> _EXERCISE GOAL_
Return every record below exactly as written, but leave out the pictures.

> _INPUT_

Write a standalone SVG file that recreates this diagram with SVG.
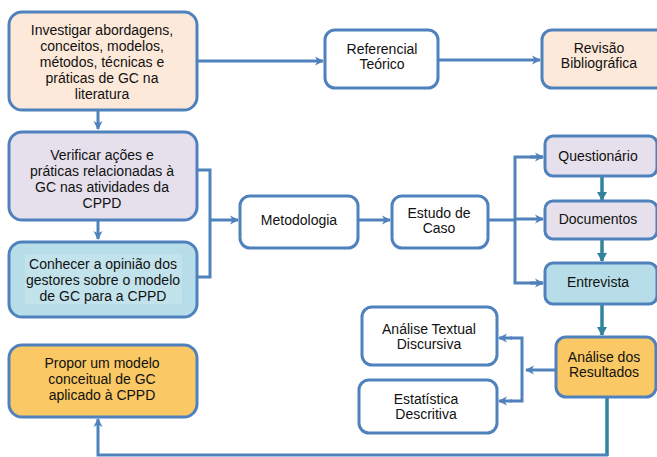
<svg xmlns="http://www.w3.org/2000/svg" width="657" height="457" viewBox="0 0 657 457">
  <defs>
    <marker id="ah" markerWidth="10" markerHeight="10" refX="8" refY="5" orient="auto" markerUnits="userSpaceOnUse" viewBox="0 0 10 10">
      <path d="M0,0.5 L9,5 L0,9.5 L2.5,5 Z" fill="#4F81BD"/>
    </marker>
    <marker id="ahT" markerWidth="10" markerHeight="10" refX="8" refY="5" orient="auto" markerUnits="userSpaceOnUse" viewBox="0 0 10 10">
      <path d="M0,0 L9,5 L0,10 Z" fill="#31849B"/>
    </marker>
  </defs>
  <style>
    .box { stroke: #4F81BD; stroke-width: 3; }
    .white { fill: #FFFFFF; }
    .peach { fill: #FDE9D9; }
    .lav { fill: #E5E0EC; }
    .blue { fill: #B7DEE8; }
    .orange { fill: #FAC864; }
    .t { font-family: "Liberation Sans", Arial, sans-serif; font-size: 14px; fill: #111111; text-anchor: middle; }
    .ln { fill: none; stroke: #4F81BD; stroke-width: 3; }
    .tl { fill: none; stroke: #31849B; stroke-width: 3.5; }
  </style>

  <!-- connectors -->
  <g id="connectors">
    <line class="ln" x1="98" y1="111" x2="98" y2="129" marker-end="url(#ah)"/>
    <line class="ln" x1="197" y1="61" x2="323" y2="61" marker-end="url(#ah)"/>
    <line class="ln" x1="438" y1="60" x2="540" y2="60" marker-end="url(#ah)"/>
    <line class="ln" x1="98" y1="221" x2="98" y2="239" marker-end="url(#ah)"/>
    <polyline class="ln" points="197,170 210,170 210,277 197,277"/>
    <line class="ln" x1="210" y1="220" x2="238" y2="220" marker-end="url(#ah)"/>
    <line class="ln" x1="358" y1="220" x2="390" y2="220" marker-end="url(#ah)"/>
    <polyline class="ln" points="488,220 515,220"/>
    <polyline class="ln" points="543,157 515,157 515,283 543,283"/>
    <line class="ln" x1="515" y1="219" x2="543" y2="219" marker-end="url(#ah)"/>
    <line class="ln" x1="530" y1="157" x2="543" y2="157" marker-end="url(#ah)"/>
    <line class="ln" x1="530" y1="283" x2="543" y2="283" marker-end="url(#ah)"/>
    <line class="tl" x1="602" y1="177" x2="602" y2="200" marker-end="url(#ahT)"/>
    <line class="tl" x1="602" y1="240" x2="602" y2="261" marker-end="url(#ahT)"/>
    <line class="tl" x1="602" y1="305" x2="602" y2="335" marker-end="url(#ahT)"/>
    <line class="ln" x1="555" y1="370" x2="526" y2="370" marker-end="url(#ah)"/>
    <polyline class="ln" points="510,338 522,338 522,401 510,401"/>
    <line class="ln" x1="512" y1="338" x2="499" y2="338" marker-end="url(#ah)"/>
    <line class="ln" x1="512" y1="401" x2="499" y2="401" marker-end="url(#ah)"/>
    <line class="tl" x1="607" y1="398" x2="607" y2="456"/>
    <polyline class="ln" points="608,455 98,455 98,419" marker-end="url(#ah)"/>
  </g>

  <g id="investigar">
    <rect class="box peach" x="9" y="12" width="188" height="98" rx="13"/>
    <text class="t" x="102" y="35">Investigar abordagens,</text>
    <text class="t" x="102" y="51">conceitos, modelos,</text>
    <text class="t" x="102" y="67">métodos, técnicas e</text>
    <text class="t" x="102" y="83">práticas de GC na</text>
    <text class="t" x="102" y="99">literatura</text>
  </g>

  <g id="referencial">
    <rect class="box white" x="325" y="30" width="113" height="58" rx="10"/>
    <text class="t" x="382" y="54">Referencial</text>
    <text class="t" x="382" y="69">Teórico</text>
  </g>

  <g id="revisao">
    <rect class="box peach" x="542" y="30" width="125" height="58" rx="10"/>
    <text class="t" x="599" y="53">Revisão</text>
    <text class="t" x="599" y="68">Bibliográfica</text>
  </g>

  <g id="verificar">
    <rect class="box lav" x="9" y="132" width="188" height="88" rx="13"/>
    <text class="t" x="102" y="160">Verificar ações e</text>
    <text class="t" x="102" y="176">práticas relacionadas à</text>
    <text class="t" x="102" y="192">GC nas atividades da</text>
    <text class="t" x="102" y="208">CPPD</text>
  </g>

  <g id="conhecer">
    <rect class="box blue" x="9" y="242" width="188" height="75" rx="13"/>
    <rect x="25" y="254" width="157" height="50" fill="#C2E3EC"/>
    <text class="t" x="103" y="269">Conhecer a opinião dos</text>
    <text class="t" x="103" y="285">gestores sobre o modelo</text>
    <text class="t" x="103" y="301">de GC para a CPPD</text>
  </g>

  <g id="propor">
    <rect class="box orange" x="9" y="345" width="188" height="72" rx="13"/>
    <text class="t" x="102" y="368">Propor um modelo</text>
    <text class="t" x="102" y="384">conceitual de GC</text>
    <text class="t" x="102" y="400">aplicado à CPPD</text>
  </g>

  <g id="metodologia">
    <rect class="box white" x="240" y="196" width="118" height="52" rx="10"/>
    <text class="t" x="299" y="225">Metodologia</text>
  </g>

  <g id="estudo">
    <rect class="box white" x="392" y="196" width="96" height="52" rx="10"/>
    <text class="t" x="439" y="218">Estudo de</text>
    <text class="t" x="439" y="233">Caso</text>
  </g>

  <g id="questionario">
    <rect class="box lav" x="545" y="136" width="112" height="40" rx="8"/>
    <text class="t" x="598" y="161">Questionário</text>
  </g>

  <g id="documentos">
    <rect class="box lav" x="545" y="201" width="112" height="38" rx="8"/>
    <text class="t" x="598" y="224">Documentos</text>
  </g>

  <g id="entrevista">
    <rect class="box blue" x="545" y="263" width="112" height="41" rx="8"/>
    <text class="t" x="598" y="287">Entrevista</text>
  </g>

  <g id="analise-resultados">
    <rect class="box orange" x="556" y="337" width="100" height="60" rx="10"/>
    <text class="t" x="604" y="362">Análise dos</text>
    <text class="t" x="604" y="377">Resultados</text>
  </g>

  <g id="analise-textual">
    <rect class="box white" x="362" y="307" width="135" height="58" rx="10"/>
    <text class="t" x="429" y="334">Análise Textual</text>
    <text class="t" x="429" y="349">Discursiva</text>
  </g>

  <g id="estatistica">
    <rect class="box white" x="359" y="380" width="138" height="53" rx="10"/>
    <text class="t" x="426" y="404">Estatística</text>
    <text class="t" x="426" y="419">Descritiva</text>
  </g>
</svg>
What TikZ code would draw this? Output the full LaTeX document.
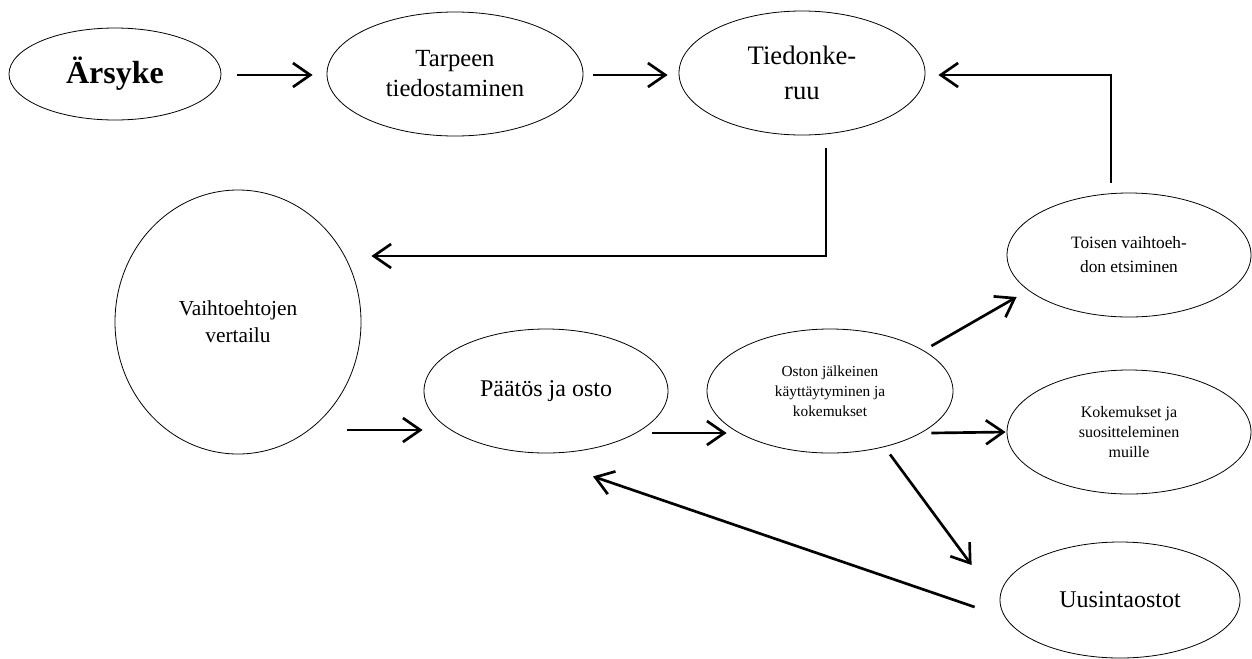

> _RESPONSE_
Write a standalone SVG file that recreates this diagram with SVG.
<svg xmlns="http://www.w3.org/2000/svg" width="657" height="457" viewBox="0 0 657 457">
  <defs>
    <marker id="ah" markerWidth="10" markerHeight="10" refX="8" refY="5" orient="auto" markerUnits="userSpaceOnUse" viewBox="0 0 10 10">
      <path d="M0,0.5 L9,5 L0,9.5 L2.5,5 Z" fill="#4F81BD"/>
    </marker>
    <marker id="ahT" markerWidth="10" markerHeight="10" refX="8" refY="5" orient="auto" markerUnits="userSpaceOnUse" viewBox="0 0 10 10">
      <path d="M0,0 L9,5 L0,10 Z" fill="#31849B"/>
    </marker>
  </defs>
  <style>
    .box { stroke: #4F81BD; stroke-width: 3; }
    .white { fill: #FFFFFF; }
    .peach { fill: #FDE9D9; }
    .lav { fill: #E5E0EC; }
    .blue { fill: #B7DEE8; }
    .orange { fill: #FAC864; }
    .t { font-family: "Liberation Sans", Arial, sans-serif; font-size: 14px; fill: #111111; text-anchor: middle; }
    .ln { fill: none; stroke: #4F81BD; stroke-width: 3; }
    .tl { fill: none; stroke: #31849B; stroke-width: 3.5; }
  </style>

  <!-- connectors -->
  <g id="connectors">
    <line class="ln" x1="98" y1="111" x2="98" y2="129" marker-end="url(#ah)"/>
    <line class="ln" x1="197" y1="61" x2="323" y2="61" marker-end="url(#ah)"/>
    <line class="ln" x1="438" y1="60" x2="540" y2="60" marker-end="url(#ah)"/>
    <line class="ln" x1="98" y1="221" x2="98" y2="239" marker-end="url(#ah)"/>
    <polyline class="ln" points="197,170 210,170 210,277 197,277"/>
    <line class="ln" x1="210" y1="220" x2="238" y2="220" marker-end="url(#ah)"/>
    <line class="ln" x1="358" y1="220" x2="390" y2="220" marker-end="url(#ah)"/>
    <polyline class="ln" points="488,220 515,220"/>
    <polyline class="ln" points="543,157 515,157 515,283 543,283"/>
    <line class="ln" x1="515" y1="219" x2="543" y2="219" marker-end="url(#ah)"/>
    <line class="ln" x1="530" y1="157" x2="543" y2="157" marker-end="url(#ah)"/>
    <line class="ln" x1="530" y1="283" x2="543" y2="283" marker-end="url(#ah)"/>
    <line class="tl" x1="602" y1="177" x2="602" y2="200" marker-end="url(#ahT)"/>
    <line class="tl" x1="602" y1="240" x2="602" y2="261" marker-end="url(#ahT)"/>
    <line class="tl" x1="602" y1="305" x2="602" y2="335" marker-end="url(#ahT)"/>
    <line class="ln" x1="555" y1="370" x2="526" y2="370" marker-end="url(#ah)"/>
    <polyline class="ln" points="510,338 522,338 522,401 510,401"/>
    <line class="ln" x1="512" y1="338" x2="499" y2="338" marker-end="url(#ah)"/>
    <line class="ln" x1="512" y1="401" x2="499" y2="401" marker-end="url(#ah)"/>
    <line class="tl" x1="607" y1="398" x2="607" y2="456"/>
    <polyline class="ln" points="608,455 98,455 98,419" marker-end="url(#ah)"/>
  </g>

  <g id="investigar">
    <rect class="box peach" x="9" y="12" width="188" height="98" rx="13"/>
    <text class="t" x="102" y="35">Investigar abordagens,</text>
    <text class="t" x="102" y="51">conceitos, modelos,</text>
    <text class="t" x="102" y="67">métodos, técnicas e</text>
    <text class="t" x="102" y="83">práticas de GC na</text>
    <text class="t" x="102" y="99">literatura</text>
  </g>

  <g id="referencial">
    <rect class="box white" x="325" y="30" width="113" height="58" rx="10"/>
    <text class="t" x="382" y="54">Referencial</text>
    <text class="t" x="382" y="69">Teórico</text>
  </g>

  <g id="revisao">
    <rect class="box peach" x="542" y="30" width="125" height="58" rx="10"/>
    <text class="t" x="599" y="53">Revisão</text>
    <text class="t" x="599" y="68">Bibliográfica</text>
  </g>

  <g id="verificar">
    <rect class="box lav" x="9" y="132" width="188" height="88" rx="13"/>
    <text class="t" x="102" y="160">Verificar ações e</text>
    <text class="t" x="102" y="176">práticas relacionadas à</text>
    <text class="t" x="102" y="192">GC nas atividades da</text>
    <text class="t" x="102" y="208">CPPD</text>
  </g>

  <g id="conhecer">
    <rect class="box blue" x="9" y="242" width="188" height="75" rx="13"/>
    <rect x="25" y="254" width="157" height="50" fill="#C2E3EC"/>
    <text class="t" x="103" y="269">Conhecer a opinião dos</text>
    <text class="t" x="103" y="285">gestores sobre o modelo</text>
    <text class="t" x="103" y="301">de GC para a CPPD</text>
  </g>

  <g id="propor">
    <rect class="box orange" x="9" y="345" width="188" height="72" rx="13"/>
    <text class="t" x="102" y="368">Propor um modelo</text>
    <text class="t" x="102" y="384">conceitual de GC</text>
    <text class="t" x="102" y="400">aplicado à CPPD</text>
  </g>

  <g id="metodologia">
    <rect class="box white" x="240" y="196" width="118" height="52" rx="10"/>
    <text class="t" x="299" y="225">Metodologia</text>
  </g>

  <g id="estudo">
    <rect class="box white" x="392" y="196" width="96" height="52" rx="10"/>
    <text class="t" x="439" y="218">Estudo de</text>
    <text class="t" x="439" y="233">Caso</text>
  </g>

  <g id="questionario">
    <rect class="box lav" x="545" y="136" width="112" height="40" rx="8"/>
    <text class="t" x="598" y="161">Questionário</text>
  </g>

  <g id="documentos">
    <rect class="box lav" x="545" y="201" width="112" height="38" rx="8"/>
    <text class="t" x="598" y="224">Documentos</text>
  </g>

  <g id="entrevista">
    <rect class="box blue" x="545" y="263" width="112" height="41" rx="8"/>
    <text class="t" x="598" y="287">Entrevista</text>
  </g>

  <g id="analise-resultados">
    <rect class="box orange" x="556" y="337" width="100" height="60" rx="10"/>
    <text class="t" x="604" y="362">Análise dos</text>
    <text class="t" x="604" y="377">Resultados</text>
  </g>

  <g id="analise-textual">
    <rect class="box white" x="362" y="307" width="135" height="58" rx="10"/>
    <text class="t" x="429" y="334">Análise Textual</text>
    <text class="t" x="429" y="349">Discursiva</text>
  </g>

  <g id="estatistica">
    <rect class="box white" x="359" y="380" width="138" height="53" rx="10"/>
    <text class="t" x="426" y="404">Estatística</text>
    <text class="t" x="426" y="419">Descritiva</text>
  </g>
</svg>
What TikZ code would draw this? Output the full LaTeX document.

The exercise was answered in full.